Why I Don’t Share Criticisms of the Ravi Verdict
Everyone knows about the case of the Rutgers University freshman, who secretly set up a webcam in his dorm room and filmed an assignation his gay roommate had with another man. The gay freshman teen, Tyler Clementi, was apparently so distraught at Dharun Ravi’s deception, so terrified at having the visuals of him and another man go public, and anticipating public humiliation, that he threw himself off a bridge.
The ensuing trial was one of the most covered in recent history. By one estimate, over 100 news media were represented in the New Jersey courtroom when Ravi was convicted. The case seemed to distill some of the most hot-button issues in the air: anti-gay bullying among young adults; the ability to humiliate someone exponentially thanks to the Web and social media; the lack of privacy in an age when any moderately tech-savvy person can become a cyber spy.
Looking at the tens of thousands of comments left at news sites, I got the feeling that the general consensus was that Ravi was an arrogant jerk who, at best, didn’t care about Clementi’s feelings. At worst, he was a bully of the worst order, whose actions led directly to suicide. The fact that Ravi came from an affluent family and Clementi from people of more moderate circumstances added another layer of anger.
But there were those who, while not defending Ravi, believed that he was being made a scapegoat. For them, the intense media attention at least partly forced the judge and jury’s hands. Some question whether Ravi should have been convicted of a hate crime. And they raise other issues about fairly meting out justice.
Interestingly, many of these dissenting voices are coming from gay men. All of them oppose bullying, certainly; but they also oppose what they see as an unbalanced legal system.
At the urging of a reader, EDGE recently ran an article explaining a contrary position to what some see as a lynch mob mentality.
Since I happen to agree strongly with the jury’s verdict and disagree strongly with these sentiments, I will take the arguments point by point:
• Former New York Times Managing Editor Bill Keller suggested that "the court is looking to make an example of Ravi. To which I say: "Yes, and ...?" Although this case was virtually without precedent, there have been several cases of peers torturing someone using the Web and social media.
Taunts once heard only among those in a school or even a town, now can be witnessed by literally billions of people. Think only of the case of the mother who disguised herself on the Web as a teen-age girl so she could torment, to the point of suicide, an unpopular classmate of her daughter’s.
If the crimes to which a jury of his peers convicted Ravi carry a sentence, then that sentence is on the books. If a judge chooses to use the wider legal penalty, it’s second-guessing to suggest he’s "making a point." But even if he were, the law exists in part exactly as that reason. Every trial is, in a sense, a morality play for the masses.
One of the purposes of conviction is to set an example to others. Ravi, in fact, should be an example.
• Gay activist William Dobbs has been especially out in front of this issue. He accused Rutgers University of "scapegoating" Ravi.

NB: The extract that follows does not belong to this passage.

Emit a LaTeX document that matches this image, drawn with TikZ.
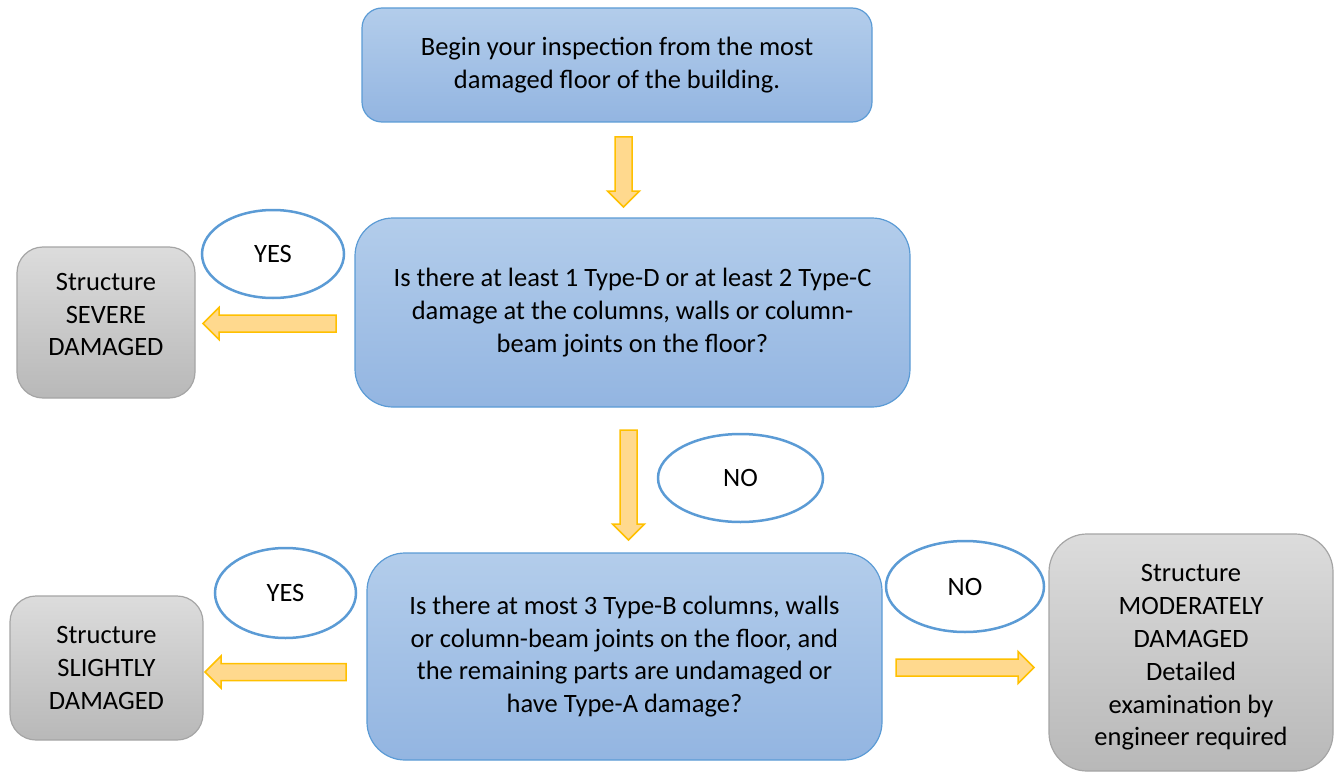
\documentclass[tikz,border=0pt]{standalone}
\usepackage{fontspec}
\setmainfont{Carlito}
\usetikzlibrary{shapes.geometric}
\definecolor{bluetop}{HTML}{B3CDEB}
\definecolor{bluebot}{HTML}{93B5E1}
\definecolor{blueline}{HTML}{5B9BD5}
\definecolor{greytop}{HTML}{DCDCDC}
\definecolor{greybot}{HTML}{B8B8B8}
\definecolor{greyline}{HTML}{A5A5A5}
\definecolor{arrowfill}{HTML}{FFD98E}
\definecolor{arrowline}{HTML}{FFC000}
\tikzset{
  bluebox/.style={draw=blueline, line width=1.2pt, top color=bluetop, bottom color=bluebot, align=center, inner sep=0pt},
  greybox/.style={draw=greyline, line width=1.2pt, top color=greytop, bottom color=greybot, align=center, inner sep=0pt},
  answer/.style={ellipse, draw=blueline, line width=2.5pt, fill=white, inner sep=0pt},
  barrow/.style={draw=arrowline, fill=arrowfill, line width=1.5pt, line join=miter},
}
\newcommand\BlockArrow[4]{% x, y, length, rotation
  \draw[barrow, shift={(#1,#2)}, rotate=#4] (0,-8.5) -- (#3-16,-8.5) -- (#3-16,-16) -- (#3,0) -- (#3-16,16) -- (#3-16,8.5) -- (0,8.5) -- cycle;}
\begin{document}
\begin{tikzpicture}[x=1pt,y=-1pt, font=\fontsize{26.5}{32.8}\selectfont]
\useasboundingbox (0,0) rectangle (1338,773);
\node[bluebox, rounded corners=20pt, minimum width=510pt, minimum height=114pt] (start) at (617,65)
  {Begin your inspection from the most\\damaged floor of the building.};
\node[bluebox, rounded corners=38pt, minimum width=555pt, minimum height=189pt] (q1) at (632.5,312.5)
  {Is there at least 1 Type-D or at least 2 Type-C\\damage at the columns, walls or column-\\beam joints on the floor?};
\node[bluebox, rounded corners=38pt, minimum width=515pt, minimum height=207pt] (q2) at (624.5,656.5)
  {Is there at most 3 Type-B columns, walls\\or column-beam joints on the floor, and\\the remaining parts are undamaged or\\have Type-A damage?};
\node[greybox, rounded corners=26pt, minimum width=178pt, minimum height=151pt] (severe) at (106,322.5) {};
\node[align=center] (severetxt) at (106,314.5) {Structure\\SEVERE\\DAMAGED};
\node[greybox, rounded corners=26pt, minimum width=193pt, minimum height=144pt] (slight) at (106.5,668)
  {Structure\\SLIGHTLY\\DAMAGED};
\node[greybox, rounded corners=38pt, minimum width=284pt, minimum height=237pt] (moderate) at (1191,652.5) {};
\node[align=center] (moderatetxt) at (1191,657.5) {Structure\\MODERATELY\\DAMAGED\\Detailed\\examination by\\engineer required};
\node[answer, minimum width=142pt, minimum height=88pt] (yes1) at (273,254) {YES};
\node[answer, minimum width=165pt, minimum height=88pt] (no1) at (740.5,478) {NO};
\node[answer, minimum width=141pt, minimum height=90pt] (yes2) at (285.5,593) {YES};
\node[answer, minimum width=158pt, minimum height=91pt] (no2) at (965,586.5) {NO};
\BlockArrow{623.5}{137}{70}{-90}
\BlockArrow{628.5}{430}{110}{-90}
\BlockArrow{336}{323.5}{133}{180}
\BlockArrow{346}{672}{141}{180}
\BlockArrow{896}{667.5}{138}{0}
\end{tikzpicture}
\end{document}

I have a simple answer to this: Rutgers didn’t charge him with a crime, convict him or incarcerate him. All Rutgers did was have Ravi leave the school after the suicide. Trust me: If Rutgers had let Ravi stay during the pre-trial and trial period, the resultant outcry against the school would have been deafening. Not only that, but what Ravi did was so clearly a gross violation of school policy, to have let him remain would have left a horrendous message to other students about what kind of behavior would be tolerated.
• Dobbs also warns about the dangers of "vengeance."
I admit to finding this puzzling. What is the law, if not institutionalized vengeance? We can talk all we want about incarcerating people for rehabilitation, to prevent harm to themselves and others, and so on.